* Problem description
Pictures in the records should not be copied, but every other part must be repeated exactly.

▬▬▬▬▬▬▬▬▬▬

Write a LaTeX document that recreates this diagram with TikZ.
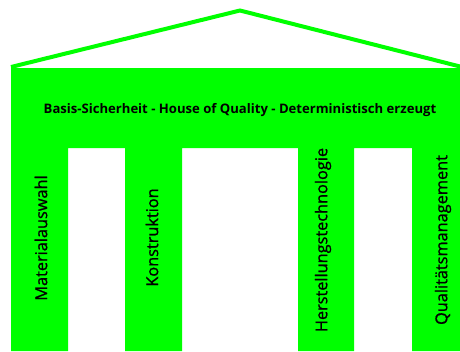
\documentclass[tikz,border=0pt]{standalone}
\usepackage{fontspec}
\setmainfont{Open Sans}
\newfontfamily\pillarfont[FakeBold=1]{Open Sans}
\definecolor{hgreen}{HTML}{00FF00}
\begin{document}
\begin{tikzpicture}[x=1pt,y=-1pt,
  roof/.style={draw=hgreen,line width=4pt,line join=miter},
  body/.style={fill=hgreen,draw=none},
  title/.style={font=\bfseries\fontsize{13.1}{15}\selectfont,inner sep=0pt},
  pillar/.style={rotate=90,font=\pillarfont\fontsize{16.3}{18}\selectfont,inner sep=0pt}]
\useasboundingbox (0,0) rectangle (460,351);
\coordinate (rl) at (11,67);
\coordinate (apex) at (240,10.5);
\coordinate (rr) at (462,67);
\draw[roof] (rl) -- (apex) -- (rr);
\path[body] (11,68) -- (460,68) -- (460,351) -- (412,351) -- (412,148)
  -- (354,148) -- (354,351) -- (298,351) -- (298,148) -- (182,148)
  -- (182,351) -- (125,351) -- (125,148) -- (68,148) -- (68,351)
  -- (11,351) -- cycle;
\node[title] (t) at (240,110) {Basis-Sicherheit - House of Quality - Deterministisch erzeugt};
\node[pillar] (p1) at (41,238) {Materialauswahl};
\node[pillar] (p2) at (152,237.5) {Konstruktion};
\node[pillar] (p3) at (323,240) {Herstellungstechnologie};
\node[pillar] (p4) at (443,240) {Qualitätsmanagement};
\end{tikzpicture}
\end{document}
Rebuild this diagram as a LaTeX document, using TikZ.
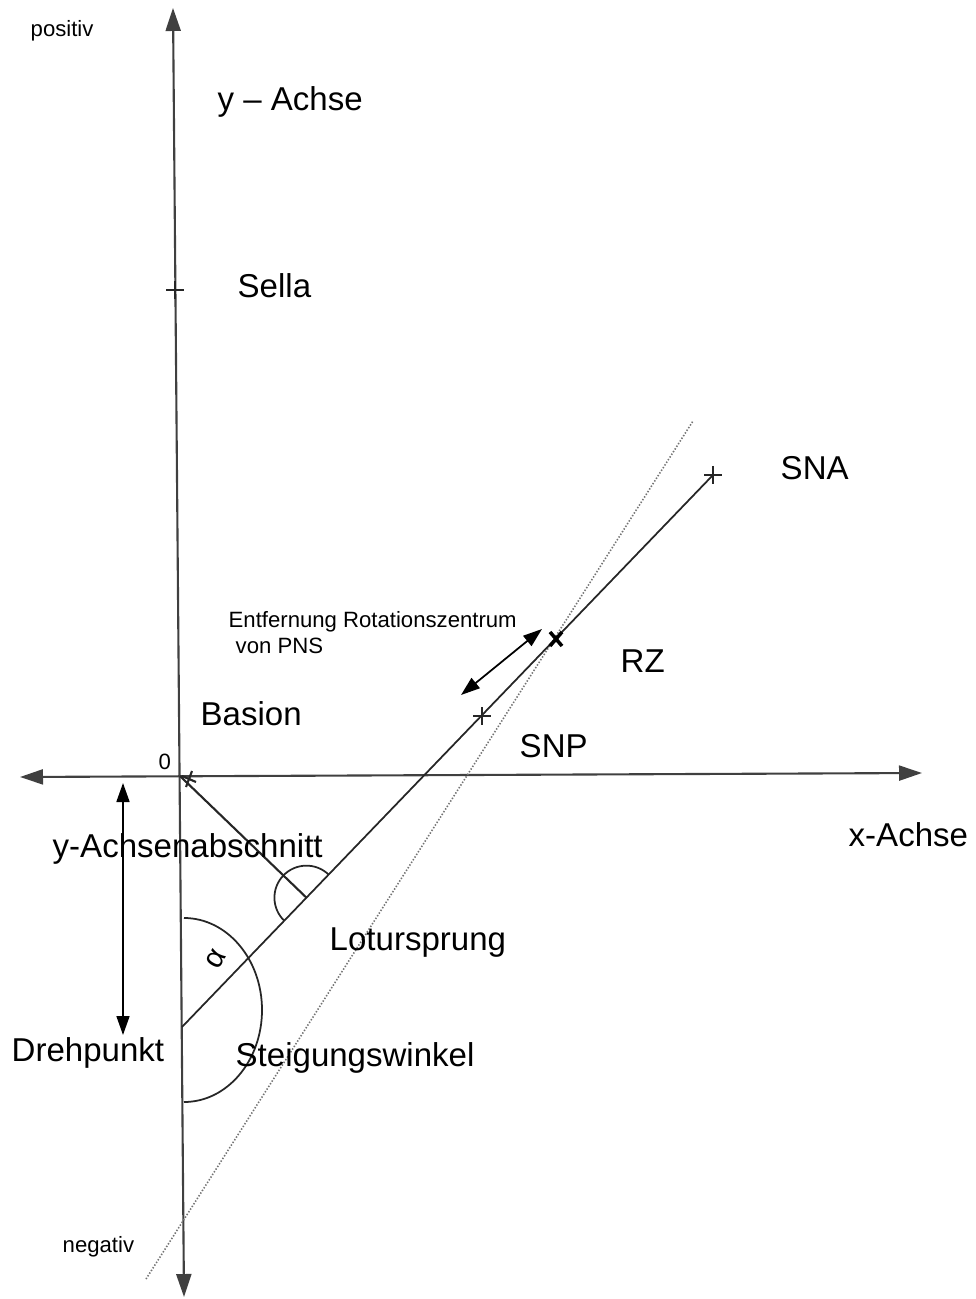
\documentclass[tikz,border=0pt]{standalone}
\usepackage{fontspec}
\setmainfont{Liberation Sans}
\usetikzlibrary{arrows.meta,calc}
\tikzset{
    achse/.style={line width=0.6pt, draw=black!75},
    linie/.style={line width=0.5pt, draw=black!85},
    punktiert/.style={line width=0.45pt, draw=black!55, dash pattern=on 0.4pt off 0.5pt},
    spitze/.style={{Triangle[length=2.3mm,width=1.5mm]}-{Triangle[length=2.3mm,width=1.5mm]}},
    pfeil/.style={line width=0.5pt, {Triangle[length=1.9mm,width=1.3mm]}-{Triangle[length=1.9mm,width=1.3mm]}},
    gross/.style={font=\fontsize{9.4}{11}\selectfont, inner sep=0pt, anchor=base west},
    klein/.style={font=\fontsize{6.3}{7.5}\selectfont, inner sep=0pt, anchor=base west}
}
\newcommand{\kreuz}[1]{\draw [linie,line width=0.6pt] (#1) ++(-9,0) -- ++(18,0) (#1) ++(0,-9) -- ++(0,18);}
\begin{document}
\begin{tikzpicture}[x=0.1mm,y=-0.1mm]
    \useasboundingbox (0,0) rectangle (975,1299);
    % punkte
    \coordinate (ursprung) at (180,776);\coordinate (dreh) at (182,1027);
    \coordinate (sna) at (713,475);\coordinate (snp) at (482,716);
    \coordinate (rz) at (556,639);\coordinate (sella) at (175,290);
    \coordinate (fuss) at ($(dreh)!(ursprung)!(sna)$);
    \coordinate (yoben) at (173,8);\coordinate (yunten) at (184,1297);
    \coordinate (xlinks) at (20,777);\coordinate (xrechts) at (922,773);
    \coordinate (dotunten) at (146,1279);\coordinate (dotoben) at (693,421);
    % achsen
    \draw [achse,spitze] (yunten) -- (yoben);
    \draw [achse,spitze] (xlinks) -- (xrechts);
    % geraden
    \draw [punktiert] (dotunten) -- (dotoben);
    \draw [linie] (dreh) -- (sna);
    \draw [linie,line width=0.6pt] (ursprung) -- (fuss);
    \draw [linie] ($(fuss)+(-46:32)$) arc [start angle=-46, end angle=-226, radius=32];
    \draw [linie] (184,918) arc [start angle=-90, end angle=90, x radius=78, y radius=92];
    % pfeile
    \coordinate (abs1) at (123,783);\coordinate (abs2) at (123,1035);
    \coordinate (ent1) at (461,695);\coordinate (ent2) at (542,629);
    \draw [pfeil] (abs1) -- (abs2);
    \draw [pfeil] (ent1) -- (ent2);
    % marker
    \kreuz{sella}\kreuz{snp}\kreuz{sna}
    \draw [linie,line width=0.6pt] (189,779) ++(-7,-3) -- ++(14,6) (189,779) ++(3,-8) -- ++(-6,16);
    \draw [line width=1pt] (rz) ++(-6,-7) -- ++(12,14) (rz) ++(6,-7) -- ++(-12,14);
    % texte
    \node [klein] (positiv) at (30,37) {positiv};
    \node [gross] (yachse) at (217,111) {y -- Achse};
    \node [gross] (sellatxt) at (237,298) {Sella};
    \node [gross] (snatxt) at (780,480) {SNA};
    \node [klein] (entf) at (228,627) {Entfernung Rotationszentrum};
    \node [klein] (pns) at (235,653) {von PNS};
    \node [gross] (rztxt) at (620,672) {RZ};
    \node [gross] (basion) at (200,725) {Basion};
    \node [gross] (snptxt) at (519,757) {SNP};
    \node [klein] (null) at (158,769) {0};
    \node [gross] (xachse) at (848,846) {x-Achse};
    \node [gross] (yabschn) at (52,857) {y-Achsenabschnitt};
    \node [gross] (lot) at (329,950) {Lotursprung};
    \node [font=\fontsize{8.5}{9}\selectfont, inner sep=0pt, rotate=60] (alpha) at (216,959) {α};
    \node [gross] (drehtxt) at (11,1061) {Drehpunkt};
    \node [gross] (steig) at (235,1066) {Steigungswinkel};
    \node [klein] (negativ) at (62,1252) {negativ};
\end{tikzpicture}
\end{document}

▬▬▬▬▬▬▬▬▬▬

* Correct answer
Write a LaTeX document that recreates this diagram with TikZ.
\documentclass[tikz,border=0pt]{standalone}
\usepackage{fontspec}
\setmainfont{Open Sans}
\newfontfamily\pillarfont[FakeBold=1]{Open Sans}
\definecolor{hgreen}{HTML}{00FF00}
\begin{document}
\begin{tikzpicture}[x=1pt,y=-1pt,
  roof/.style={draw=hgreen,line width=4pt,line join=miter},
  body/.style={fill=hgreen,draw=none},
  title/.style={font=\bfseries\fontsize{13.1}{15}\selectfont,inner sep=0pt},
  pillar/.style={rotate=90,font=\pillarfont\fontsize{16.3}{18}\selectfont,inner sep=0pt}]
\useasboundingbox (0,0) rectangle (460,351);
\coordinate (rl) at (11,67);
\coordinate (apex) at (240,10.5);
\coordinate (rr) at (462,67);
\draw[roof] (rl) -- (apex) -- (rr);
\path[body] (11,68) -- (460,68) -- (460,351) -- (412,351) -- (412,148)
  -- (354,148) -- (354,351) -- (298,351) -- (298,148) -- (182,148)
  -- (182,351) -- (125,351) -- (125,148) -- (68,148) -- (68,351)
  -- (11,351) -- cycle;
\node[title] (t) at (240,110) {Basis-Sicherheit - House of Quality - Deterministisch erzeugt};
\node[pillar] (p1) at (41,238) {Materialauswahl};
\node[pillar] (p2) at (152,237.5) {Konstruktion};
\node[pillar] (p3) at (323,240) {Herstellungstechnologie};
\node[pillar] (p4) at (443,240) {Qualitätsmanagement};
\end{tikzpicture}
\end{document}
Rebuild this diagram as a LaTeX document, using TikZ.
\documentclass[tikz,border=0pt]{standalone}
\usepackage{fontspec}
\setmainfont{Liberation Sans}
\usetikzlibrary{arrows.meta,calc}
\tikzset{
    achse/.style={line width=0.6pt, draw=black!75},
    linie/.style={line width=0.5pt, draw=black!85},
    punktiert/.style={line width=0.45pt, draw=black!55, dash pattern=on 0.4pt off 0.5pt},
    spitze/.style={{Triangle[length=2.3mm,width=1.5mm]}-{Triangle[length=2.3mm,width=1.5mm]}},
    pfeil/.style={line width=0.5pt, {Triangle[length=1.9mm,width=1.3mm]}-{Triangle[length=1.9mm,width=1.3mm]}},
    gross/.style={font=\fontsize{9.4}{11}\selectfont, inner sep=0pt, anchor=base west},
    klein/.style={font=\fontsize{6.3}{7.5}\selectfont, inner sep=0pt, anchor=base west}
}
\newcommand{\kreuz}[1]{\draw [linie,line width=0.6pt] (#1) ++(-9,0) -- ++(18,0) (#1) ++(0,-9) -- ++(0,18);}
\begin{document}
\begin{tikzpicture}[x=0.1mm,y=-0.1mm]
    \useasboundingbox (0,0) rectangle (975,1299);
    % punkte
    \coordinate (ursprung) at (180,776);\coordinate (dreh) at (182,1027);
    \coordinate (sna) at (713,475);\coordinate (snp) at (482,716);
    \coordinate (rz) at (556,639);\coordinate (sella) at (175,290);
    \coordinate (fuss) at ($(dreh)!(ursprung)!(sna)$);
    \coordinate (yoben) at (173,8);\coordinate (yunten) at (184,1297);
    \coordinate (xlinks) at (20,777);\coordinate (xrechts) at (922,773);
    \coordinate (dotunten) at (146,1279);\coordinate (dotoben) at (693,421);
    % achsen
    \draw [achse,spitze] (yunten) -- (yoben);
    \draw [achse,spitze] (xlinks) -- (xrechts);
    % geraden
    \draw [punktiert] (dotunten) -- (dotoben);
    \draw [linie] (dreh) -- (sna);
    \draw [linie,line width=0.6pt] (ursprung) -- (fuss);
    \draw [linie] ($(fuss)+(-46:32)$) arc [start angle=-46, end angle=-226, radius=32];
    \draw [linie] (184,918) arc [start angle=-90, end angle=90, x radius=78, y radius=92];
    % pfeile
    \coordinate (abs1) at (123,783);\coordinate (abs2) at (123,1035);
    \coordinate (ent1) at (461,695);\coordinate (ent2) at (542,629);
    \draw [pfeil] (abs1) -- (abs2);
    \draw [pfeil] (ent1) -- (ent2);
    % marker
    \kreuz{sella}\kreuz{snp}\kreuz{sna}
    \draw [linie,line width=0.6pt] (189,779) ++(-7,-3) -- ++(14,6) (189,779) ++(3,-8) -- ++(-6,16);
    \draw [line width=1pt] (rz) ++(-6,-7) -- ++(12,14) (rz) ++(6,-7) -- ++(-12,14);
    % texte
    \node [klein] (positiv) at (30,37) {positiv};
    \node [gross] (yachse) at (217,111) {y -- Achse};
    \node [gross] (sellatxt) at (237,298) {Sella};
    \node [gross] (snatxt) at (780,480) {SNA};
    \node [klein] (entf) at (228,627) {Entfernung Rotationszentrum};
    \node [klein] (pns) at (235,653) {von PNS};
    \node [gross] (rztxt) at (620,672) {RZ};
    \node [gross] (basion) at (200,725) {Basion};
    \node [gross] (snptxt) at (519,757) {SNP};
    \node [klein] (null) at (158,769) {0};
    \node [gross] (xachse) at (848,846) {x-Achse};
    \node [gross] (yabschn) at (52,857) {y-Achsenabschnitt};
    \node [gross] (lot) at (329,950) {Lotursprung};
    \node [font=\fontsize{8.5}{9}\selectfont, inner sep=0pt, rotate=60] (alpha) at (216,959) {α};
    \node [gross] (drehtxt) at (11,1061) {Drehpunkt};
    \node [gross] (steig) at (235,1066) {Steigungswinkel};
    \node [klein] (negativ) at (62,1252) {negativ};
\end{tikzpicture}
\end{document}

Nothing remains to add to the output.